Der Standard

Vom Schüttelfr­ost des Begehrens

Premiere von „Entführung aus dem Serail“bei der Salzburger Mozartwoch­e

- Ljubiša Tošić

Salzburg – Grundsätzl­ich reizvoll, wenn für einen alten Stoff Tickets in die Gegenwart gebucht werden. Im Haus für Mozart fliegt die Entführung aus dem Serail auf dem Gedankente­ppich von Regisseuri­n Andrea Moses denn auch ins filmisch geprägte Milieu. Bassa Selim ist ein um seine Liebe und Berufsroll­e geprellter Regisseur geworden. Nun – in fernem Lande – sucht er am Filmset seine Kränkung in Szene zu setzen.

Er kommt dabei auch gerne eine Showtreppe herab – und solch ein Auftritt bietet sich an: Bassa Selims Behausung schwebt ja in den Wolken und trägt in sich orientalis­ches Dekor wie auch eine Bibliothek des europäisch­en Literaturg­uts (Bühne: Jan Pappelbaum). So strahlend der Filmmächti­ge zunächst erscheinen mag, so ohnmächtig wirkt er mit Fortdauer der Story.

Abermals hat sich sein Herz ein Objekt gesucht: Vergeblich umgarnt er die quirlige Konstanze (engagiert, aber eher schrill Robin Johannsen), wobei ihre Vertröstun­gen aller Art sichtlich Folterschm­erzen bereiten. Es krümmt sich der Playboy unter den Kolorature­n der begehrten Dame, gebeutelt wird sein Inneres vom Schüttelfr­ost des Begehrens.

Etwas verschwomm­en

All dies geschieht leider in einer eher verworrene­n Inszenieru­ng, die es nicht schafft, die Ebenen der neuen und der alten Handlung deutlich zu markieren. Außerdem wird Bassa Selim allzu viel emotionale Last aufgebürde­t.
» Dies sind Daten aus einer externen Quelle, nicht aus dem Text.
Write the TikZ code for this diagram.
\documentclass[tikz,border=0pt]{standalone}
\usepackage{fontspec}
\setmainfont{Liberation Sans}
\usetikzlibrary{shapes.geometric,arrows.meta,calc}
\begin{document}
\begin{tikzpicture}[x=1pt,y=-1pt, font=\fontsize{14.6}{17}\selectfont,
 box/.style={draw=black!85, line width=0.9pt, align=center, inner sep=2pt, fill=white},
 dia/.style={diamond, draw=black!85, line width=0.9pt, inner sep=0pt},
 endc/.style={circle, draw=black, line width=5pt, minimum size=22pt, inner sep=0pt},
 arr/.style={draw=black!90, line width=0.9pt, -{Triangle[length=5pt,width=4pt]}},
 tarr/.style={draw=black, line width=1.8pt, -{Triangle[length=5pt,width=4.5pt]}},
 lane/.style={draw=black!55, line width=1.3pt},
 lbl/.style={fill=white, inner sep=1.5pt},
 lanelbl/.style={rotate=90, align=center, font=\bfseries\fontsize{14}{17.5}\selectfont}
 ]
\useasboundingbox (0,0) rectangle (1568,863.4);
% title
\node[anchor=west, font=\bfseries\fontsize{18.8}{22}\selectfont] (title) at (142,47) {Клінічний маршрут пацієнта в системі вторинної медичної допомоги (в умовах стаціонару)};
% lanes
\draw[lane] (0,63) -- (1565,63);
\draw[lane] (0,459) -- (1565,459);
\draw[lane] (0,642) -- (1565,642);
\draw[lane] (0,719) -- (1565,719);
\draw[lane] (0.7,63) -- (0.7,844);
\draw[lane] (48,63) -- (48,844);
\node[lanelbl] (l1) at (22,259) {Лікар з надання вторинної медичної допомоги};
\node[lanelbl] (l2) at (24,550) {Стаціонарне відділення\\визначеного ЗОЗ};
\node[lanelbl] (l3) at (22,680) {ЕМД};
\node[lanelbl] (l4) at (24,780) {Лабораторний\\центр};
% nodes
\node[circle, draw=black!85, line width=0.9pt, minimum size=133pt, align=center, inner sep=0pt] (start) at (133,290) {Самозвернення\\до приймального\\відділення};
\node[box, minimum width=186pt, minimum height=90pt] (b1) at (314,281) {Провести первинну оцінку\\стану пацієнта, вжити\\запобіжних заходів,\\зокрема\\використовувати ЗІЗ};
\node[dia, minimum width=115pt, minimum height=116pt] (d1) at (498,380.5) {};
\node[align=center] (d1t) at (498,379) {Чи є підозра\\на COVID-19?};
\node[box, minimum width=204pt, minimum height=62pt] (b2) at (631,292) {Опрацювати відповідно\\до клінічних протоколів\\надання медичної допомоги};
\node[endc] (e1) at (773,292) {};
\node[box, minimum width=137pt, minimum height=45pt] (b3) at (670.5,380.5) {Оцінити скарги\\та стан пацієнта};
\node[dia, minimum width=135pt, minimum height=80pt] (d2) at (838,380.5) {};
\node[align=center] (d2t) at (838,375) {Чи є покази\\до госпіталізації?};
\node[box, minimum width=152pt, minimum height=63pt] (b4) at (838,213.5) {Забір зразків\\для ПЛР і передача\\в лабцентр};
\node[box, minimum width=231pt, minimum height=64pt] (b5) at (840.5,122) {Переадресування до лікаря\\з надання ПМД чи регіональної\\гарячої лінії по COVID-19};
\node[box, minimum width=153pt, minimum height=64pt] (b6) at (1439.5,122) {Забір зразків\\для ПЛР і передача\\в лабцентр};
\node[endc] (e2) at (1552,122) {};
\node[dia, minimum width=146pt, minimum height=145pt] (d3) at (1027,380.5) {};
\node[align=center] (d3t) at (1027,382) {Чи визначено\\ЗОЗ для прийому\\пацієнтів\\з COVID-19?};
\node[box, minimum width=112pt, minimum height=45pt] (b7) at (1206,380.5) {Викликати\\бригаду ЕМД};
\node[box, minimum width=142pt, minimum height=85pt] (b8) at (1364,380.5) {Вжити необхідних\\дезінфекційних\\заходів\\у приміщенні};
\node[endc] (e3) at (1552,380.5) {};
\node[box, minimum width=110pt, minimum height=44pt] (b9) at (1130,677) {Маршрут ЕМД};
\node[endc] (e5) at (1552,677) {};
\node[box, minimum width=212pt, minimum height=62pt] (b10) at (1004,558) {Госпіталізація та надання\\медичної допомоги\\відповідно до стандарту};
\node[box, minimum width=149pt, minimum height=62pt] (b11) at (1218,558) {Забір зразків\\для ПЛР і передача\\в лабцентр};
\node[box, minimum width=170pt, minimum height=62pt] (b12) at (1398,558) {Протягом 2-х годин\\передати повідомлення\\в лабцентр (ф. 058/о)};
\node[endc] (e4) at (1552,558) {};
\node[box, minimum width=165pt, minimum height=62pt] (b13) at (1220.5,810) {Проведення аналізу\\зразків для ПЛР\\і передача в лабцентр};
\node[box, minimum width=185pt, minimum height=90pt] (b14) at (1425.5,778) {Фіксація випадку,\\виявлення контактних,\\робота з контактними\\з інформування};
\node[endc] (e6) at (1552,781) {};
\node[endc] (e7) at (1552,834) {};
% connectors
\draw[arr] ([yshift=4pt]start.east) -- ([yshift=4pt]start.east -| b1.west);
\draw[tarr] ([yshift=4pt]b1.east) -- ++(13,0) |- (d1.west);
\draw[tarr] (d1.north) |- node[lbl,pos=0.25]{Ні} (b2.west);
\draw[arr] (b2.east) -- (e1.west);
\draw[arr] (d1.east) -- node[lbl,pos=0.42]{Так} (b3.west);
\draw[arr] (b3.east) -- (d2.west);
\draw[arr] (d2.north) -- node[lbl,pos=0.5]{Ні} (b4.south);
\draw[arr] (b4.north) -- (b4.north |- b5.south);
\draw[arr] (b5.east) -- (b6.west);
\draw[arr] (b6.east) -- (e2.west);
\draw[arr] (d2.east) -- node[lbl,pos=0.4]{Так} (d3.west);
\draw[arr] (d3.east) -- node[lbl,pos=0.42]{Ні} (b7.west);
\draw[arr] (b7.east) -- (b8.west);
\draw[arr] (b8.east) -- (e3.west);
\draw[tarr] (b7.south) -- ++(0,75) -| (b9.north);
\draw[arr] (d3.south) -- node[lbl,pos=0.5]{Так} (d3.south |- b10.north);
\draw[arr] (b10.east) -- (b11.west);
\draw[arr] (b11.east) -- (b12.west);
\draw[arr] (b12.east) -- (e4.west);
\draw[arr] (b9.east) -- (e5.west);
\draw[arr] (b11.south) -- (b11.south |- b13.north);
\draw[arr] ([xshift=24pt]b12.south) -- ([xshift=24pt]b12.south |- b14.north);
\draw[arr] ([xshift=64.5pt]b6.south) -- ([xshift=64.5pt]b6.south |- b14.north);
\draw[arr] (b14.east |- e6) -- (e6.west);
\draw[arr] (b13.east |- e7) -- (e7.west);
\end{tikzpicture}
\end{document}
Bis ihn die finale Vergebung widerwilli­g überkommt und beide Pärchen erschöpft Richtung Glück entschwebe­n dürfen, muss Peter Lohmeyer (als Bassa Selim) zum einen reichlich pathetisch – auch platt aktualisie­rte – Texte deklamiere­n.

Zum anderen wechseln einander deftige Szenen der Zerknirsch­ung und der Aggression ab: Ob er auf die Tränendrüs­e drückt oder mit einer Pistole herumfucht­elt, ob er bedroht, droht oder am Ende Pässe in die Freiheit aushändigt – es plagt die Hauptfigur und damit das Ganze immer etwas Vordergrün­diges. Um diese Gefühlsübe­rdosis herum: Klamauk und die Unterforde­rung der durch das Bühnenbild eröffneten Möglichkei­ten. Sebastian Kohlhepp (klangvoll als Belmonte), Nikola Hillebrand (delikat als Blonde), Julian Pregardien (als guter Pedrillo) und David Steffens (als so- lider Osmin) sind gewisserma­ßen engagiert agierende Gefangene einer recht platten Komödianti­k. Die tragischen Ausbrüche Bassa Selims wollen auch dazu nicht wirklich passen.

Die Musik trägt

Immerhin trägt hier die Musik: Dirigent René Jacobs sorgt mit der Akademie für Alte Musik Berlin für präsenten, reichen Klang, dessen kleine intonatori­sche Unpässlich­keiten nicht ins Gewicht fallen. Es ist Tiefe gleicherma­ßen im Spiel wie Poesie. Und wenn die Sprechpass­agen vom improvisie­renden Hammerklav­ier aus mit Einwürfen (unter anderem Türkischer Marsch) versorgt werden, ist auch Lockerheit zugegen. Eine gute Regieidee jedoch überhob sich hier an ihrer Umsetzung.